• Record extracts
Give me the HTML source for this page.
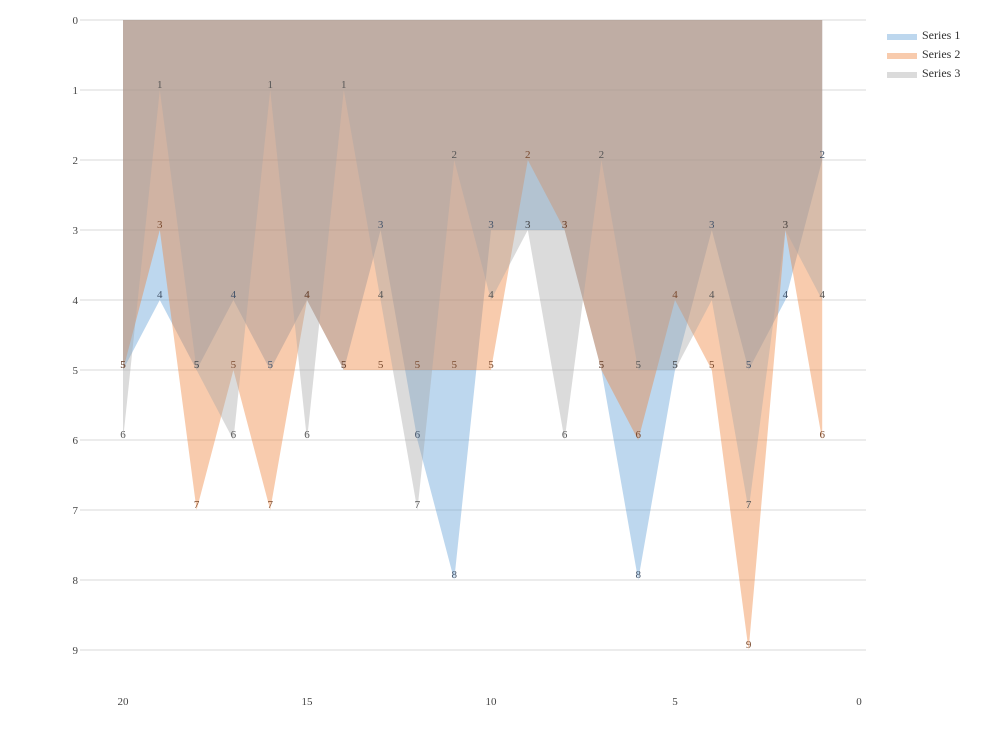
<!DOCTYPE html>
<html><head><meta charset="utf-8"><style>
body{margin:0;background:#fff}
svg text{font-family:"Liberation Serif",serif;font-size:11px}
</style></head><body>
<svg id="chart" width="992" height="744" xmlns="http://www.w3.org/2000/svg">
<g id="grid"></g>
<g id="yaxis"></g>
<g id="xaxis"></g>
<g id="areas"></g>
<g id="labels"></g>
<g id="legend"></g>
</svg>
<script>
const categories=[20,19,18,17,16,15,14,13,12,11,10,9,8,7,6,5,4,3,2,1];
const series1=[5,4,5,4,5,4,5,3,6,8,3,3,3,5,8,5,3,5,4,2];
const series2=[5,3,7,5,7,4,5,5,5,5,5,2,3,5,6,4,5,9,3,6];
const series3=[6,1,5,6,1,6,1,4,7,2,4,3,6,2,5,5,4,7,3,4];
const seriesNames=["Series 1","Series 2","Series 3"];
const yTicks=[0,1,2,3,4,5,6,7,8,9];
const xTicks=[20,15,10,5,0];
const NS="http://www.w3.org/2000/svg";
const X=v=>859-(v/20)*736;
const Y=v=>20+v*70;
const fills=["rgba(91,155,213,0.4)","rgba(237,125,49,0.4)","rgba(165,165,165,0.4)"];
const lab=["#44546a","#7a4a2e","#555"];
const swatch=["#bdd7ee","#f8cbad","#dbdbdb"];
function mk(t,a,p){const e=document.createElementNS(NS,t);for(const k in a)e.setAttribute(k,a[k]);p.appendChild(e);return e;}
const grid=document.getElementById('grid'),ya=document.getElementById('yaxis'),xa=document.getElementById('xaxis');
yTicks.forEach(t=>{
 const l=mk('line',{x1:80,x2:866,y1:Y(t),y2:Y(t),stroke:'#d9d9d9','stroke-width':1},grid);
 
 
 const tx=mk('text',{x:78,y:Y(t)+4,'text-anchor':'end',fill:'#444'},ya);tx.textContent=t;
 
 
});
xTicks.forEach(t=>{
 const tx=mk('text',{x:X(t),y:705,'text-anchor':'middle',fill:'#444'},xa);tx.textContent=t;
 
 
});
const all=[series1,series2,series3];
const areas=document.getElementById('areas'),labels=document.getElementById('labels');
all.forEach((s,i)=>{
 let pts=[[X(categories[0]),Y(0)]];
 s.forEach((v,j)=>pts.push([X(categories[j]),Y(v)]));
 pts.push([X(categories[categories.length-1]),Y(0)]);
 const p=mk('polygon',{points:pts.map(q=>q.join(',')).join(' '),fill:fills[i]},areas);
 
 
});
all.forEach((s,i)=>{
 s.forEach((v,j)=>{
  const t=mk('text',{x:X(categories[j]),y:Y(v)-2,'text-anchor':'middle',fill:lab[i]},labels);t.textContent=v;
  
  
 });
});
const lg=document.getElementById('legend');
seriesNames.forEach((n,i)=>{
 const g=mk('g',{},lg);
 
 
 mk('rect',{x:887,y:34+i*19,width:30,height:6,fill:swatch[i]},g);
 const t=mk('text',{x:922,y:39+i*19,fill:'#333',style:'font-size:12px'},g);t.textContent=n;
});
</script>
</body></html>
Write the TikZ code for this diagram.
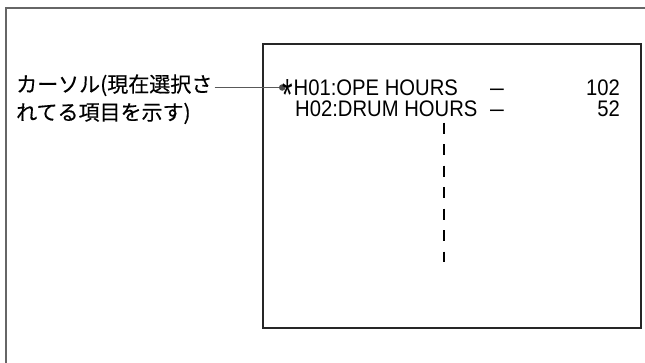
\documentclass[tikz,border=0pt]{standalone}
\usepackage{fontspec}
\newfontfamily\jpfont[FakeBold=0.4]{Noto Sans CJK JP}
\newfontfamily\lcdfont{Liberation Sans}
\begin{document}
\begin{tikzpicture}[x=1pt,y=-1pt,
  frame/.style={draw=black!60,line width=1.4pt},
  screen/.style={draw=black!85,line width=1.3pt},
  jp/.style={font=\jpfont\fontsize{21}{24}\selectfont,inner sep=0pt,anchor=base west},
  lcd/.style={font=\lcdfont\fontsize{22.5}{24}\selectfont,inner sep=0pt,text height=16pt,text depth=0pt},
  leader/.style={draw=black!65,line width=1.4pt},
  dotmark/.style={circle,fill=black!70,inner sep=0pt,minimum size=6.5pt},
  dashline/.style={draw=black,line width=1.8pt,dash pattern=on 11pt off 10.5pt}]
\useasboundingbox (0,0) rectangle (645,362);
\fill[white] (0,0) rectangle (645,362);
% outer frame (open at right and bottom)
\draw[frame] (6,363) -- (6,8) -- (646,8);
% screen box
\draw[screen] (263,44) rectangle (641,328);
% label
\node[jp] (lab1) at (16,92) {カーソル(現在選択さ};
\node[jp] (lab2) at (16,120) {れてる項目を示す)};
% screen text
\node[lcd,anchor=base west] (r1) at (293.5,95.3) {\scalebox{0.9}[1]{H01:OPE HOURS}};
\node[lcd,anchor=base west] (r2) at (295,116) {\scalebox{0.9}[1]{H02:DRUM HOURS}};
\node[lcd,anchor=base] (d1) at (497,95.3) {\scalebox{1.1}[1]{–}};
\node[lcd,anchor=base] (d2) at (497,116) {\scalebox{1.1}[1]{–}};
\node[lcd,anchor=base east] (n1) at (620,95.3) {\scalebox{0.9}[1]{102}};
\node[lcd,anchor=base east] (n2) at (620,116) {\scalebox{0.9}[1]{52}};
% cursor leader
\node[dotmark] (dot) at (282.2,87.5) {};
\node[font=\lcdfont\fontsize{22.5}{24}\selectfont,inner sep=0pt,anchor=base] (ast) at (288,110.5) {\scalebox{1.2}[2]{*}};
\draw[leader] (lab1.east |- dot) ++(2,0) coordinate (ls) -- (dot);
% continuation dashes
\coordinate (dtop) at (443.7,122.7);
\coordinate (dbot) at (443.7,262);
\draw[dashline] (dtop) -- (dbot);
\end{tikzpicture}
\end{document}
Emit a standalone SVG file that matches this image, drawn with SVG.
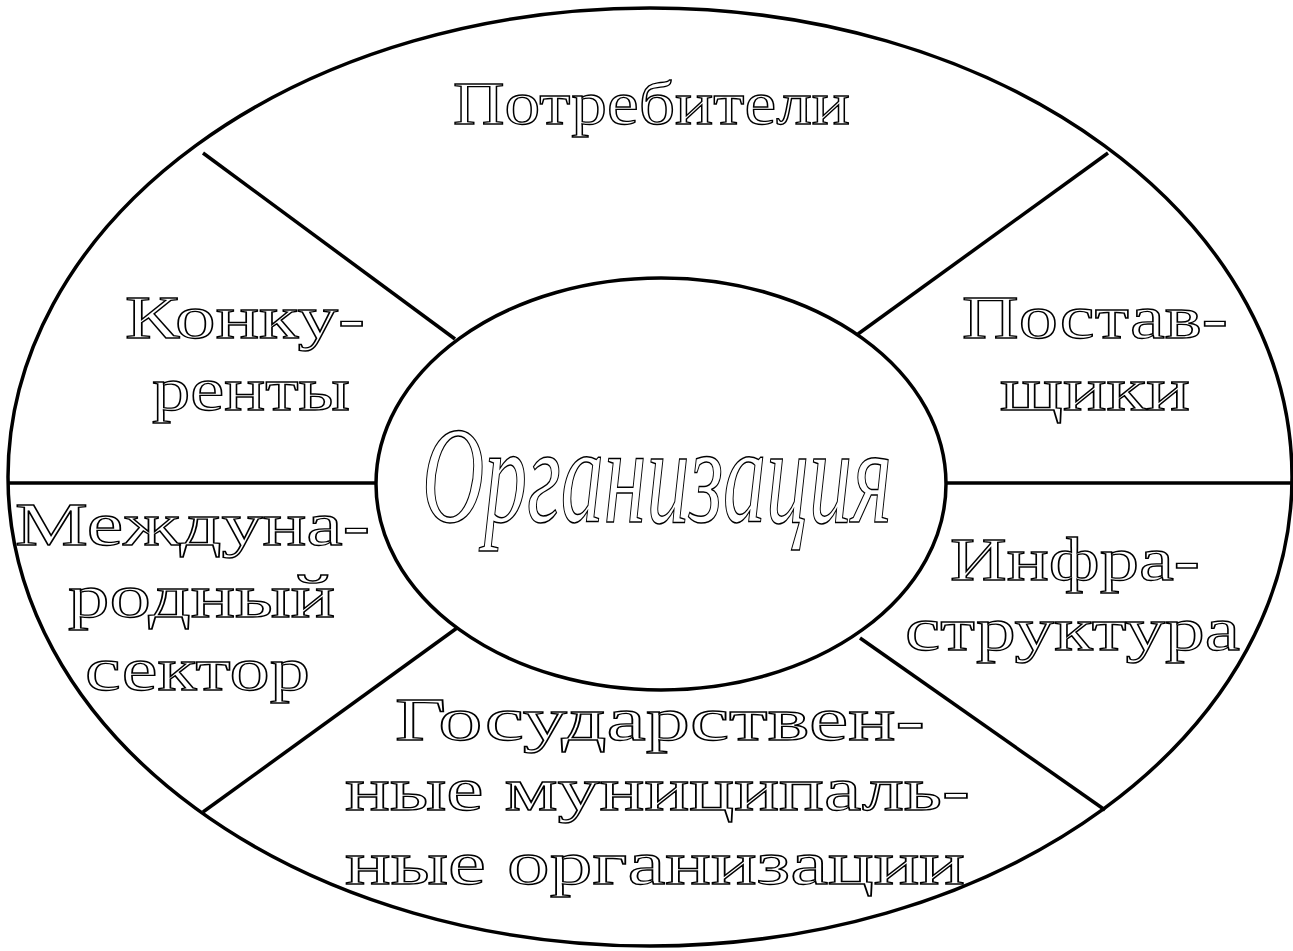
<svg xmlns="http://www.w3.org/2000/svg" width="1293" height="951" viewBox="0 0 1293 951">
<style>
.shape{fill:none;stroke:#000;stroke-width:3.5}
.conn{stroke:#000;stroke-width:3.5;fill:none}
.lbl{font-family:"Liberation Serif","DejaVu Serif",serif;font-size:61px;fill:#fff;stroke:#000;stroke-width:1.3;text-anchor:start}
.big{font-family:"Liberation Serif","DejaVu Serif",serif;font-style:italic;font-size:74px;fill:#fff;stroke:#000;stroke-width:0.8}
</style>
<rect width="1293" height="951" fill="#fff"/>
<g id="outer"><ellipse class="shape" cx="650" cy="477" rx="642" ry="469"/></g>
<g id="connectors">
<line class="conn" x1="203" y1="153" x2="455" y2="339"/>
<line class="conn" x1="1108" y1="153" x2="858" y2="334"/>
<line class="conn" x1="203" y1="812" x2="457" y2="628"/>
<line class="conn" x1="1105" y1="810" x2="860" y2="638"/>
<line class="conn" x1="8" y1="483" x2="377" y2="483"/>
<line class="conn" x1="945" y1="483" x2="1292" y2="483"/>
</g>
<g id="center">
<ellipse class="shape" cx="661" cy="484" rx="285" ry="206" fill="#fff"/>
<text class="big" transform="translate(422,522) scale(1,1.85)" x="0" y="0" textLength="470" lengthAdjust="spacingAndGlyphs">Организация</text>
</g>
<g id="potrebiteli"><text class="lbl" x="453" y="124" textLength="397" lengthAdjust="spacingAndGlyphs">Потребители</text></g>
<g id="konkurenty">
<text class="lbl" x="125" y="338" textLength="240" lengthAdjust="spacingAndGlyphs">Конку-</text>
<text class="lbl" x="152" y="410" textLength="198" lengthAdjust="spacingAndGlyphs">ренты</text>
</g>
<g id="postavshchiki">
<text class="lbl" x="962" y="338" textLength="266" lengthAdjust="spacingAndGlyphs">Постав-</text>
<text class="lbl" x="1000" y="410" textLength="190" lengthAdjust="spacingAndGlyphs">щики</text>
</g>
<g id="mezhdunarodny">
<text class="lbl" x="15" y="545" textLength="355" lengthAdjust="spacingAndGlyphs">Междуна-</text>
<text class="lbl" x="68" y="617" textLength="267" lengthAdjust="spacingAndGlyphs">родный</text>
<text class="lbl" x="85" y="690" textLength="225" lengthAdjust="spacingAndGlyphs">сектор</text>
</g>
<g id="infrastruktura">
<text class="lbl" x="950" y="580" textLength="250" lengthAdjust="spacingAndGlyphs">Инфра-</text>
<text class="lbl" x="905" y="650" textLength="335" lengthAdjust="spacingAndGlyphs">структура</text>
</g>
<g id="gosudarstvennye">
<text class="lbl" x="395" y="740" textLength="530" lengthAdjust="spacingAndGlyphs">Государствен-</text>
<text class="lbl" x="345" y="810" textLength="625" lengthAdjust="spacingAndGlyphs">ные муниципаль-</text>
<text class="lbl" x="345" y="884" textLength="620" lengthAdjust="spacingAndGlyphs">ные организации</text>
</g>
</svg>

• Problem description
Select every line in the records above that contains the word "this".

• Solution to the problem
Give me the HTML source for this page.
Write the TikZ code for this diagram.
Emit a standalone SVG file that matches this image, drawn with SVG.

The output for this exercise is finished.